In 1984, during his short tenure as a military ruler, General Buhari’s military regime signed the death warrant of some Nigerians for drug peddling. Among those shot were Bartholomew Azubike Owoh, Lawal Akanni Ojuolape and Bernard Ogedengbe. Even today, death penalty is still justified for drug-peddling. The executions for drugs in 1984 sent the peddlers into hiding just as the execution of Saro-Wiwa in 1995, henceforth, sustained peace in Ogoniland. All the same, the 1984 public executions in Lagos by the Buhari regime still raised eyebrows, not necessarily because of opposition to death penalty. Instead, the criticism and concern were against backdating of the anti-drugs decree, in the case of two of the deceased. Public criticism was in defence of two of the convicts who committed the drug offence before the anti-drug decree was promulgated.
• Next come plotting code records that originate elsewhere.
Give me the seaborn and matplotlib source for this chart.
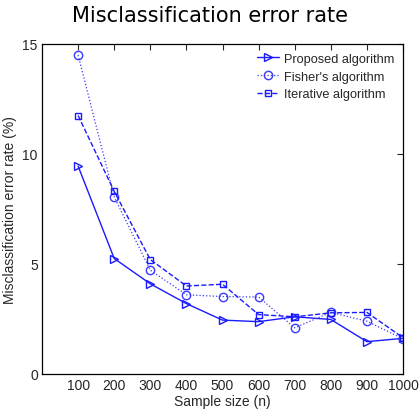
import matplotlib
matplotlib.use("Agg")
import matplotlib.pyplot as plt
import seaborn as sns
import pandas as pd

sample_sizes = [100, 200, 300, 400, 500, 600, 700, 800, 900, 1000]
proposed = [9.45, 5.25, 4.1, 3.2, 2.45, 2.38, 2.6, 2.48, 1.47, 1.62]
fisher = [14.5, 8.05, 4.72, 3.6, 3.52, 3.5, 2.1, 2.8, 2.4, 1.6]
iterative = [11.75, 8.3, 5.2, 4.0, 4.08, 2.7, 2.6, 2.78, 2.8, 1.65]
series_names = ["Proposed algorithm", "Fisher's algorithm", "Iterative algorithm"]
y_ticks = [0, 5, 10, 15]

sns.set_style("white")
plt.rcParams['font.family'] = ['Liberation Sans', 'DejaVu Sans']

fig = plt.figure(figsize=(4.2, 4.1), dpi=100)
ax = fig.add_axes([42/420, 35/410, 361/420, 330/410])

blue = '#1a1aff'
styles = [
    dict(marker='>', linestyle='-', linewidth=1.0, color=blue, ms=6),
    dict(marker='o', linestyle=':', linewidth=0.9, color='#3a3aff', ms=6),
    dict(marker='s', linestyle='--', linewidth=1.0, color=blue, ms=5),
]
for name, vals, st in zip(series_names, [proposed, fisher, iterative], styles):
    df = pd.DataFrame({"n": sample_sizes, "err": vals})
    sns.lineplot(data=df, x="n", y="err", ax=ax, color=st['color'], label=name,
                 marker=st['marker'], linestyle=st['linestyle'],
                 linewidth=st['linewidth'], markersize=st['ms'],
                 markerfacecolor='none', markeredgecolor=st['color'], markeredgewidth=1.0)

ax.set_xlim(0, 1000)
ax.set_ylim(0, 15)
ax.set_xticks(sample_sizes)
ax.set_yticks(y_ticks)
ax.tick_params(direction='in', top=True, right=True, length=4, labelsize=10, width=0.8, pad=3)
for s in ax.spines.values():
    s.set_visible(True)
    s.set_color('black')
    s.set_linewidth(0.9)
ax.set_xlabel("Sample size (n)", fontsize=10, labelpad=1)
ax.set_ylabel("Misclassification error rate (%)", fontsize=10, labelpad=4)
fig.suptitle("Misclassification error rate", fontsize=15, y=0.985,
             family=['DejaVu Sans'], color='black')

leg = ax.legend(loc='upper right', frameon=False, fontsize=9.2, handlelength=1.7,
                handletextpad=0.4, borderaxespad=0.3, labelspacing=0.45)

fig.savefig("out.png", dpi=100)
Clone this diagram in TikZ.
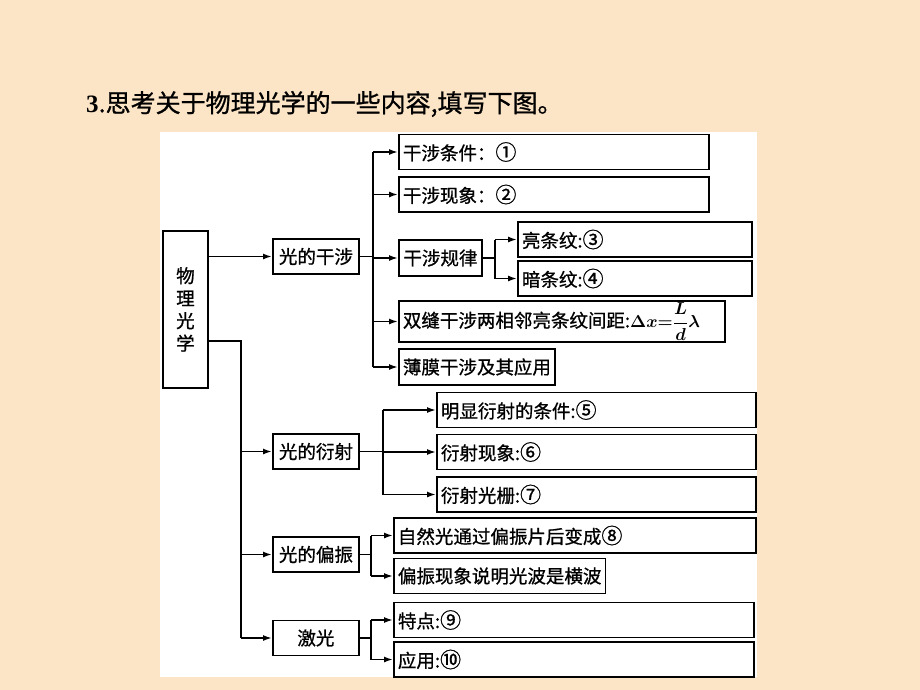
\documentclass[tikz,border=0pt]{standalone}
\usepackage{amsmath,amssymb}
\usepackage{fontspec}
\usepackage{tikz}
\usetikzlibrary{arrows.meta, positioning, calc}
\newfontfamily\cjk{Noto Sans CJK SC}[UprightFeatures={FakeBold=0.9}]
\definecolor{peach}{RGB}{252,228,198}
\newcommand{\cnum}[1]{{\fontsize{21}{20}\selectfont #1}}
\tikzset{
  box/.style={draw, line width=1.9pt, inner xsep=4pt, inner ysep=0pt, minimum height=35pt, font=\cjk\fontsize{18.5}{20}\selectfont},
  leaf/.style={box, anchor=west, align=left},
  mid/.style={box, anchor=west, minimum width=86pt, align=center},
  link/.style={line width=1.7pt},
  arr/.style={link, -{Latex[length=9pt, width=6pt]}}
}
\begin{document}
\begin{tikzpicture}[x=1pt, y=-1pt]
  \fill[peach] (0,0) rectangle (920,690);
  \useasboundingbox (0,0) rectangle (920,690);
  \fill[white] (160,132) rectangle (757,677);

  % title
  \node[anchor=west, inner sep=0pt, font=\cjk\fontsize{25}{27}\selectfont] (title) at (86,104)
    {{\fontspec{Liberation Serif}\bfseries 3}.思考关于物理光学的一些内容,填写下图。};

  % root
  \node[box, anchor=north west, minimum width=45pt, minimum height=157pt, inner xsep=0pt,
        align=center, font=\cjk\fontsize{18.5}{22.5}\selectfont] (wl) at (162,230) {物\\理\\光\\学};

  % second level
  \node[mid] (gs) at (272,256.5) {光的干涉};
  \node[mid] (ys) at (272,451.5) {光的衍射};
  \node[mid] (pz) at (272,554.5) {光的偏振};
  \node[mid] (jg) at (272,638) {激光};

  % interference
  \node[leaf, text width=302pt] (gs1) at (398,152) {干涉条件：\cnum{①}};
  \node[leaf, text width=302pt] (gs2) at (398,194.5) {干涉现象：\cnum{②}};
  \node[leaf, minimum width=83pt, minimum height=36pt] (gs3) at (398,258) {干涉规律};
  \node[leaf, text width=226pt] (gs3a) at (517,239.5) {亮条纹:\cnum{③}};
  \node[leaf, text width=226pt] (gs3b) at (517,278.5) {暗条纹:\cnum{④}};
  \node[leaf, minimum width=326pt, minimum height=41pt, text width=318pt] (gs4) at (398,321.5)
    {双缝干涉两相邻亮条纹间距:$\boldsymbol{\Delta x{=}\dfrac{L}{d}\lambda}$};
  \node[leaf, minimum height=36pt] (gs5) at (398,367) {薄膜干涉及其应用};

  % diffraction
  \node[leaf, text width=311pt] (ys1) at (436,410) {明显衍射的条件:\cnum{⑤}};
  \node[leaf, text width=311pt] (ys2) at (436,452) {衍射现象:\cnum{⑥}};
  \node[leaf, text width=311pt] (ys3) at (436,494.5) {衍射光栅:\cnum{⑦}};

  % polarisation
  \node[leaf, text width=354pt] (pz1) at (393,535.5) {自然光通过偏振片后变成\cnum{⑧}};
  \node[leaf] (pz2) at (393,576) {偏振现象说明光波是横波};

  % laser
  \node[leaf, text width=352pt] (jg1) at (393,620) {特点:\cnum{⑨}};
  \node[leaf, text width=352pt] (jg2) at (393,659.5) {应用:\cnum{⑩}};

  % root to branches
  \coordinate (b1) at (241,341);
  \draw[arr] (wl.east |- gs.west) -- (gs.west);
  \draw[link] (wl.east |- b1) -- (b1) -- (b1 |- jg.west);
  \foreach \n in {ys,pz,jg}
    \draw[arr] (b1 |- \n.west) -- (\n.west);

  % interference links
  \coordinate (b2) at (373,0);
  \draw[link] (b2 |- gs1.west) -- (b2 |- gs5.west);
  \draw[link] (gs.east) -- (b2 |- gs.east);
  \foreach \n in {gs1,gs2,gs3,gs4,gs5}
    \draw[arr] (b2 |- \n.west) -- (\n.west);
  \coordinate (b3) at (495,0);
  \draw[link] (gs3.east) -- (b3 |- gs3.east);
  \draw[link] (b3 |- gs3a.west) -- (b3 |- gs3b.west);
  \foreach \n in {gs3a,gs3b}
    \draw[arr] (b3 |- \n.west) -- (\n.west);

  % diffraction links
  \coordinate (b4) at (383,0);
  \draw[link] (ys.east) -- (b4 |- ys.east);
  \draw[link] (b4 |- ys1.west) -- (b4 |- ys3.west);
  \foreach \n in {ys1,ys2,ys3}
    \draw[arr] (b4 |- \n.west) -- (\n.west);

  % polarisation and laser links
  \coordinate (b5) at (371,0);
  \draw[link] (pz.east) -- (b5 |- pz.east);
  \draw[link] (b5 |- pz1.west) -- (b5 |- pz2.west);
  \draw[link] (jg.east) -- (b5 |- jg.east);
  \draw[link] (b5 |- jg1.west) -- (b5 |- jg2.west);
  \foreach \n in {pz1,pz2,jg1,jg2}
    \draw[arr] (b5 |- \n.west) -- (\n.west);
\end{tikzpicture}
\end{document}
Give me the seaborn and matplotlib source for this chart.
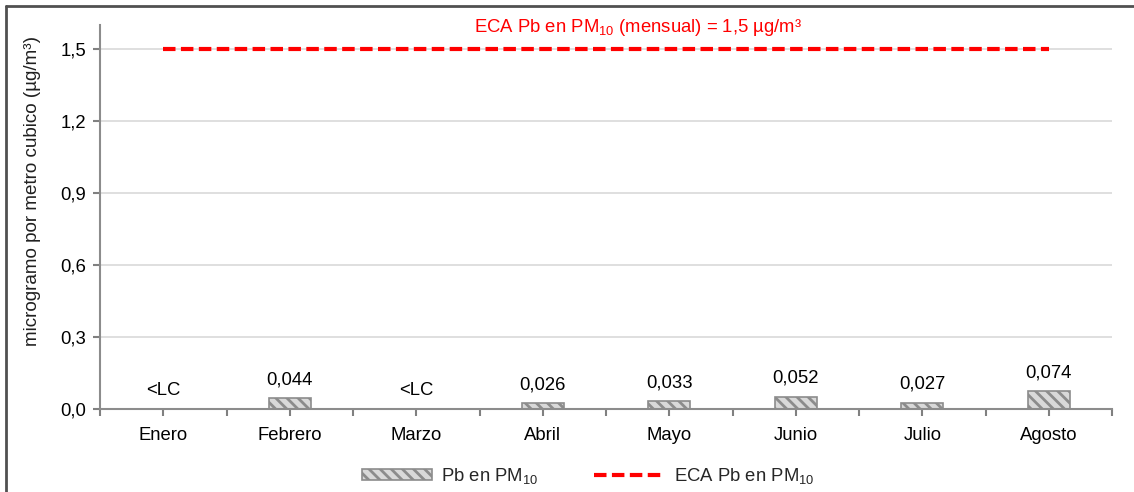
import numpy as np
import pandas as pd
import matplotlib
matplotlib.use("Agg")
import matplotlib.pyplot as plt
from matplotlib.lines import Line2D
from matplotlib.patches import Patch
import seaborn as sns

# Monthly lead (Pb) in PM10 and its environmental quality standard (ECA)
meses = ["Enero", "Febrero", "Marzo", "Abril", "Mayo", "Junio", "Julio", "Agosto"]
pb_pm10 = [np.nan, 0.044, np.nan, 0.026, 0.033, 0.052, 0.027, 0.074]
etiquetas = ["<LC", "0,044", "<LC", "0,026", "0,033", "0,052", "0,027", "0,074"]
eca = [1.5] * len(meses)
yticks = [0.0, 0.3, 0.6, 0.9, 1.2, 1.5]

sns.set_theme(style="white")
plt.rcParams["font.family"] = ["Liberation Sans", "DejaVu Sans"]
plt.rcParams["mathtext.fontset"] = "custom"
plt.rcParams["mathtext.rm"] = "Liberation Sans"
plt.rcParams["mathtext.it"] = "Liberation Sans"
plt.rcParams["hatch.linewidth"] = 2.0
plt.rcParams["hatch.color"] = "#8c8c8c"

FS = 13.3
HATCH = "\\\\\\"

fig = plt.figure(figsize=(11.34, 4.92), dpi=100)
ax = fig.add_axes([100 / 1134, 1 - 409 / 492, 1012 / 1134, 384 / 492])

df = pd.DataFrame({"mes": meses, "pb": pb_pm10})
sns.barplot(data=df, x="mes", y="pb", ax=ax, color="#d9d9d9", width=0.33,
            edgecolor="#8c8c8c", linewidth=1.2, hatch=HATCH, saturation=1,
            errorbar=None)

sns.lineplot(x=np.arange(len(meses)), y=eca, ax=ax, color="#ff0000",
             linewidth=3, dashes=False, zorder=3)
ax.lines[-1].set_dashes([3.0, 1.3])

for i, (v, t) in enumerate(zip(pb_pm10, etiquetas)):
    base = 0 if np.isnan(v) else v
    ax.annotate(t, (i, base), xytext=(0, 7), textcoords="offset points",
                ha="center", va="bottom", fontsize=FS, color="black")

ax.text(3.75, 1.59, "ECA Pb en PM$_\\mathregular{10}$ (mensual) = 1,5 µg/m³",
        ha="center", va="center", fontsize=FS, color="#ff0000")

ax.set_xlim(-0.5, len(meses) - 0.5)
ax.set_ylim(0, 1.6)
ax.set_yticks(yticks)
ax.set_yticklabels([f"{v:.1f}".replace(".", ",") for v in yticks], fontsize=FS)
ax.set_xticks(np.arange(len(meses)))
ax.set_xticklabels(meses, fontsize=FS)
ax.set_xticks(np.arange(len(meses) + 1) - 0.5, minor=True)
ax.set_xlabel("")
ax.set_ylabel("microgramo por metro cubico (µg/m³)", fontsize=13.6,
              color="#202020")
ax.yaxis.set_label_coords(-0.058, 0.568)

ax.yaxis.grid(True, color="#d9d9d9", linewidth=1.2)
ax.set_axisbelow(True)
for s in ["top", "right"]:
    ax.spines[s].set_visible(False)
for s in ["left", "bottom"]:
    ax.spines[s].set_color("#8c8c8c")
    ax.spines[s].set_linewidth(1.5)
ax.tick_params(axis="both", which="both", direction="out", length=5,
               width=1.5, color="#808080", labelcolor="black",
               bottom=True, left=True)
ax.tick_params(axis="x", which="major", pad=8)
ax.tick_params(axis="y", which="major", pad=5)

handles = [
    Patch(facecolor="#d9d9d9", edgecolor="#8c8c8c", hatch=HATCH, linewidth=1.2,
          label="Pb en PM$_\\mathregular{10}$"),
    Line2D([0], [0], color="#ff0000", linewidth=3, dashes=[3.0, 1.3],
           label="ECA Pb en PM$_\\mathregular{10}$"),
]
fig.legend(handles=handles, loc="center", bbox_to_anchor=(588 / 1134, 1 - 476 / 492),
           ncol=2, frameon=False, fontsize=FS, handlelength=3.8,
           handleheight=0.6, columnspacing=3.0, handletextpad=0.5)

# outer frame on the top and left edges
fig.add_artist(Line2D([6 / 1134, 1], [1 - 6 / 492, 1 - 6 / 492],
                      transform=fig.transFigure, color="#505050", linewidth=2))
fig.add_artist(Line2D([6 / 1134, 6 / 1134], [0, 1 - 6 / 492],
                      transform=fig.transFigure, color="#505050", linewidth=2))

fig.savefig("out.png", dpi=100)
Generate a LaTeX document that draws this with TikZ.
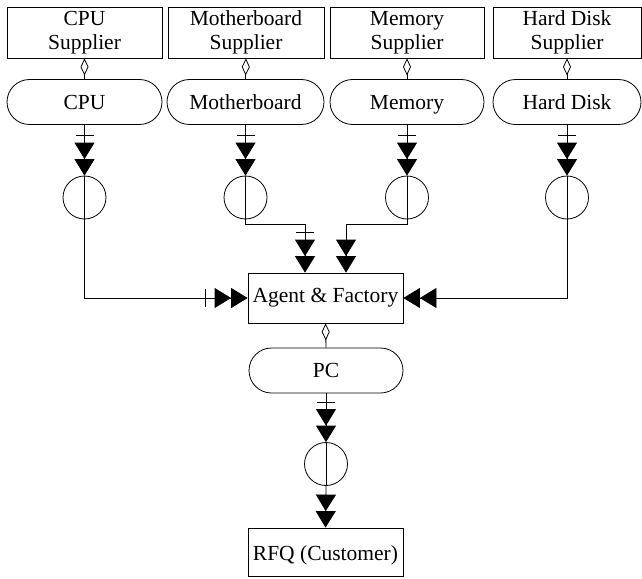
\documentclass[tikz,border=0pt]{standalone}
\usepackage{fontspec}
\setmainfont{Liberation Serif}
\usetikzlibrary{arrows.meta,calc}
\begin{document}
\begin{tikzpicture}[x=1pt,y=-1pt,
  every node/.style={font=\fontsize{21.5}{24}\selectfont, inner sep=0pt},
  sup/.style={draw, line width=0.8pt, rectangle, minimum width=155pt, minimum height=51pt, align=center},
  pill/.style={draw, text height=17pt, text depth=3pt, line width=0.8pt, rectangle, rounded corners=22.5pt, minimum width=155pt, minimum height=45pt},
  circ/.style={draw, line width=0.8pt, circle, minimum size=43pt},
  box/.style={draw, text height=14pt, text depth=5pt, line width=0.8pt, rectangle, minimum width=155pt, minimum height=50pt},
  conn/.style={line width=0.8pt},
  agg/.style={conn, {Diamond[open,length=17pt,width=8pt]}-},
  dbl/.style={conn, -{Triangle[length=16.5pt,width=20pt]Triangle[length=16.5pt,width=20pt]}},
]
\useasboundingbox (0,0) rectangle (642,578);
% suppliers
\node[sup] (s1) at (84.5,32.5) {CPU\\Supplier};
\node[sup, minimum width=156pt] (s2) at (246,32.5) {Motherboard\\Supplier};
\node[sup, minimum width=154pt] (s3) at (407,32.5) {Memory\\Supplier};
\node[sup, minimum width=148pt] (s4) at (567,32.5) {Hard Disk\\Supplier};
% pills
\node[pill] (p1) at (84.5,102) {CPU};
\node[pill, minimum width=157pt] (p2) at (245.5,102) {Motherboard};
\node[pill, minimum width=154pt] (p3) at (407,102) {Memory};
\node[pill, minimum width=148pt] (p4) at (567,102) {Hard Disk};
% circles
\node[circ] (c1) at (84.5,197.5) {};
\node[circ] (c2) at (245.5,197.5) {};
\node[circ] (c3) at (407,197.5) {};
\node[circ] (c4) at (567,197.5) {};
% agent
\node[box] (ag) at (325.5,298) {Agent \& Factory};
\node[pill, minimum width=154pt] (pc) at (326,370.5) {PC};
\node[circ] (c5) at (326,464) {};
\node[box, minimum height=48pt, text height=18pt, text depth=1pt] (rfq) at (325.5,552) {RFQ (Customer)};
% supplier -> pill
\foreach \i in {1,2,3,4} {
  \draw[agg] (s\i.south) -- (p\i.north);
  \draw[dbl] (p\i.south) -- (c\i.north);
  \draw[conn] ($(p\i.south)+(-9,10)$) -- ++(18,0);
  \draw[conn] (c\i.north) -- (c\i.south);
}
% to agent
\draw[dbl] (c1.south) |- (ag.west);
\draw[conn] (205,289) -- (205,307);
\draw[dbl] (c2.south) -- ++(0,5) -| ($(ag.north)+(-20.5,0)$);
\draw[conn] (296,232) -- (314,232);
\draw[dbl] (c3.south) -- ++(0,5) -| ($(ag.north)+(20.5,0)$);
\draw[dbl] (c4.south) |- (ag.east);
% bottom chain
\draw[agg] (ag.south) -- (pc.north);
\draw[dbl] (pc.south) -- (c5.north);
\draw[conn] ($(pc.south)+(-9,9)$) -- ++(18,0);
\draw[conn] (c5.north) -- (c5.south);
\draw[dbl] (c5.south) -- (rfq.north);
\end{tikzpicture}
\end{document}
We (at least, I, in this column then on the defunct National Concord) unsuccessfully pleaded that, much as the death penalty should be retained and the execution carried out for the rest, the two convicts who committed the drug offence before the anti-drug decree came into force should be exempt from the imminent death. The pleas were ignored as the Buhari regime proceeded to execute the two men. If pardon should, therefore, be granted at all by President Buhari, the first set of beneficiaries should be the two executed drug peddlers who committed the offence before the decree was promulgated in 1984.

Otherwise, it remains intriguing why any pardon was granted at all.